Composite Assisted Approach for the Synthesis of Ni@SiO₂-ZrO₂ Catalysts and Their Performance Evaluation in Methane Dry Reforming

The work here reports a new and versatile approach for distributing metal nanoparticles within an encapsulating nonhydrolytic sol-gel metal oxide framework. The method uses a metal-chitosan composite material as a sacrificial precursor, which allows for easy expansion to a range of encapsulating metal oxides as well as different active metal specie. To demonstrate this catalyst synthesis approach, we examined the distribution of Ni particles within an encapsulating SiO₂-ZrO₂ support. We show that the grafting of Si-sites on the chitosan backbone, the solvent used, and the drying rate can be controlled to obtain a high surface area composite of up to 178 m²/g.

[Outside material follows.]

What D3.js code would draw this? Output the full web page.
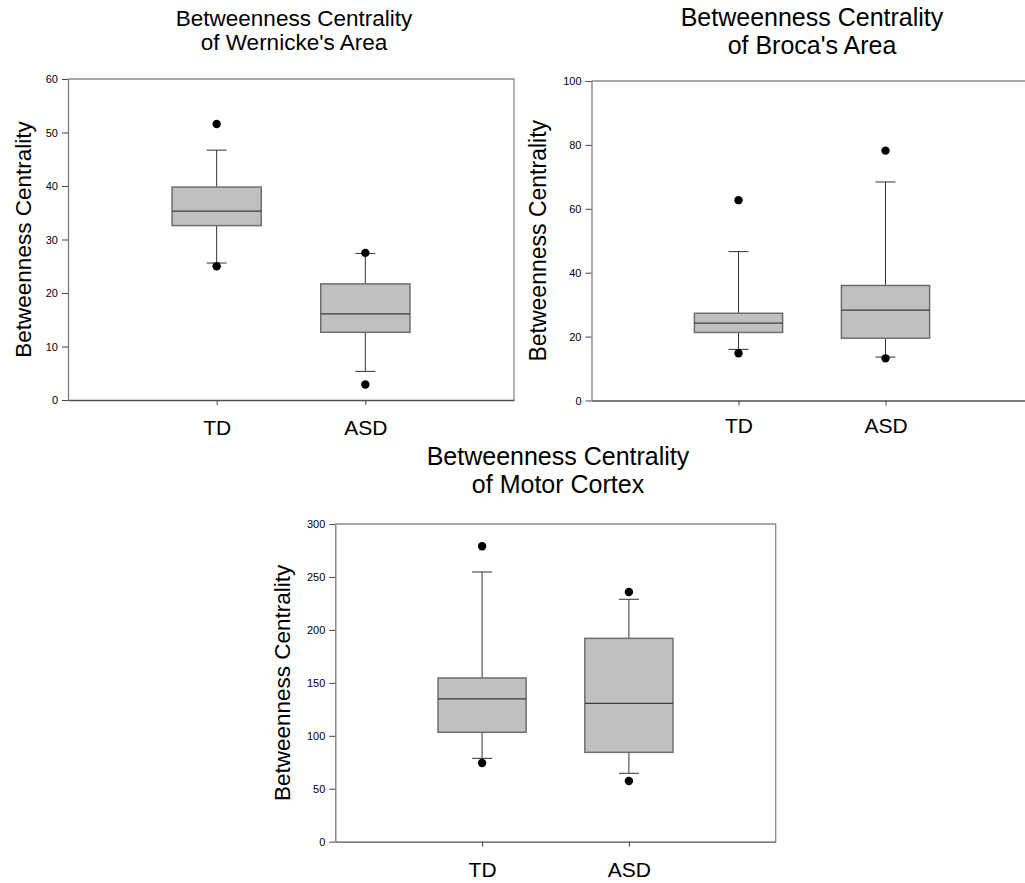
<!DOCTYPE html>
<html lang="en">
  <head>
    <meta charset="utf-8" />
    <title>Betweenness Centrality</title>
    <script src="https://d3js.org/d3.v7.min.js"></script>
    <style>
      body { margin: 0; background: #fff; }
      svg { display: block; font-family: "Liberation Sans", Arial, sans-serif; }
    </style>
  </head>
  <body>
    <div id="graph-container"></div>
    <script>
      // data
      const groups = ["TD", "ASD"];
      // order: low outlier, low whisker, Q1, median, Q3, high whisker, high outlier
      const wernickeTD = [25.0, 25.6, 32.6, 35.3, 39.8, 46.7, 51.6];
      const wernickeASD = [2.9, 5.35, 12.65, 16.1, 21.7, 27.4, 27.5];
      const brocaTD = [14.8, 16.0, 21.3, 24.2, 27.3, 46.6, 62.7];
      const brocaASD = [13.2, 13.6, 19.5, 28.3, 36.0, 68.4, 78.2];
      const motorTD = [74.3, 78.7, 103.3, 134.8, 154.6, 254.7, 279];
      const motorASD = [57.3, 64.6, 84.4, 130.7, 192, 228.9, 235.8];
      const wernickeTicks = [0, 10, 20, 30, 40, 50, 60];
      const brocaTicks = [0, 20, 40, 60, 80, 100];
      const motorTicks = [0, 50, 100, 150, 200, 250, 300];

      const cW = 1025, cH = 883;
      const svg = d3.select("#graph-container").append("svg")
        .attr("width", cW).attr("height", cH);

      const panels = [
        {
          titles: ["Betweenness Centrality", "of Wernicke's Area"],
          stats: [wernickeTD, wernickeASD], ticks: wernickeTicks,
          l: 68, r: 514, t: 79, b: 400,
          titleX: 294, titleY: [26, 50], titleSize: 22.5,
          labX: 23, labSize: 22.5, xPad: 15
        },
        {
          titles: ["Betweenness Centrality", "of Broca's Area"],
          stats: [brocaTD, brocaASD], ticks: brocaTicks,
          l: 591.5, r: 1032.5, t: 81, b: 400.5,
          titleX: 812, titleY: [26, 54], titleSize: 25,
          labX: 538, labSize: 23, xPad: 13
        },
        {
          titles: ["Betweenness Centrality", "of Motor Cortex"],
          stats: [motorTD, motorASD], ticks: motorTicks,
          l: 335.3, r: 775.7, t: 524, b: 841.7,
          titleX: 558, titleY: [465, 493], titleSize: 25,
          labX: 282, labSize: 22.5, xPad: 15
        }
      ];

      panels.forEach((p) => {
        const g = svg.append("g");
        const x = d3.scalePoint().domain(groups).range([p.l, p.r]).padding(1);
        const y = d3.scaleLinear()
          .domain([0, d3.max(p.ticks)])
          .range([p.b, p.t]);
        const boxW = (p.r - p.l) * 0.2;
        const capW = 20;

        // title
        p.titles.forEach((tt, i) => {
          g.append("text")
            .attr("x", p.titleX).attr("y", p.titleY[i])
            .attr("text-anchor", "middle")
            .attr("font-size", p.titleSize)
            .attr("fill", "#000")
            .text(tt);
        });

        // frame top and right
        g.append("path")
          .attr("d", `M${p.l},${p.t}H${p.r}V${p.b}`)
          .attr("fill", "none")
          .attr("stroke", "#8a8a8a")
          .attr("stroke-width", 1.3);

        // y axis
        const ya = g.append("g")
          .attr("transform", `translate(${p.l},0)`)
          .call(d3.axisLeft(y).tickValues(p.ticks).tickSize(6).tickPadding(4).tickSizeOuter(0));
        ya.select(".domain").attr("stroke", "#7a7a7a").attr("stroke-width", 1.3);
        ya.selectAll(".tick line").attr("stroke", "#444");
        ya.selectAll(".tick text")
          .attr("font-size", 11)
          .attr("font-family", "Liberation Sans, Arial, sans-serif")
          .attr("fill", "#000");

        // x axis
        const xa = g.append("g")
          .attr("transform", `translate(0,${p.b})`)
          .call(d3.axisBottom(x).tickSize(5).tickPadding(p.xPad).tickSizeOuter(0));
        xa.select(".domain").attr("stroke", "#505050").attr("stroke-width", 1.3);
        xa.selectAll(".tick line").attr("stroke", "#444");
        xa.selectAll(".tick text")
          .attr("font-size", 21)
          .attr("font-family", "Liberation Sans, Arial, sans-serif")
          .attr("fill", "#000");

        // y label
        g.append("text")
          .attr("transform", `translate(${p.labX},${(p.t + p.b) / 2}) rotate(-90)`)
          .attr("text-anchor", "middle")
          .attr("dy", "0.35em")
          .attr("font-size", p.labSize)
          .attr("fill", "#000")
          .text("Betweenness Centrality");

        // boxes
        const rows = groups.map((k, i) => ({ k: k, s: p.stats[i] }));
        const bx = g.selectAll(".bx").data(rows).enter().append("g").attr("class", "bx");

        // whiskers
        bx.append("line")
          .attr("x1", (d) => x(d.k)).attr("x2", (d) => x(d.k))
          .attr("y1", (d) => y(d.s[5])).attr("y2", (d) => y(d.s[4]))
          .attr("stroke", "#333");
        bx.append("line")
          .attr("x1", (d) => x(d.k)).attr("x2", (d) => x(d.k))
          .attr("y1", (d) => y(d.s[2])).attr("y2", (d) => y(d.s[1]))
          .attr("stroke", "#333");
        [1, 5].forEach((j) => {
          bx.append("line")
            .attr("x1", (d) => x(d.k) - capW / 2).attr("x2", (d) => x(d.k) + capW / 2)
            .attr("y1", (d) => y(d.s[j])).attr("y2", (d) => y(d.s[j]))
            .attr("stroke", "#333");
        });

        bx.append("rect")
          .attr("x", (d) => x(d.k) - boxW / 2)
          .attr("y", (d) => y(d.s[4]))
          .attr("width", boxW)
          .attr("height", (d) => y(d.s[2]) - y(d.s[4]))
          .attr("fill", "#c0c0c0")
          .attr("stroke", "#6e6e6e")
          .attr("stroke-width", 1.5);

        bx.append("line")
          .attr("x1", (d) => x(d.k) - boxW / 2).attr("x2", (d) => x(d.k) + boxW / 2)
          .attr("y1", (d) => y(d.s[3])).attr("y2", (d) => y(d.s[3]))
          .attr("stroke", "#3c3c3c")
          .attr("stroke-width", 1.3);

        // outliers
        [0, 6].forEach((j) => {
          bx.append("circle")
            .attr("cx", (d) => x(d.k))
            .attr("cy", (d) => y(d.s[j]))
            .attr("r", 4.2)
            .attr("fill", "#000");
        });
      });
    </script>
  </body>
</html>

The effects of the initial composite surface area, the Si content, and Ni loading in the materials, obtained following encapsulation in the zirconia gel and calcination, are examined with respect to Ni distribution in the calcined material. Using methane dry reforming as a probe reaction, it is shown that the encapsulated Ni catalysts have higher activity (XCH₄ = 33%; XCO₂ = 41%) as compared to the impregnated catalyst (XCH₄ = 26%; XCO₂ = 32%). This result was obtained despite the higher NiO distribution on the impregnated supports and demonstrates the promoting effect of the encapsulation.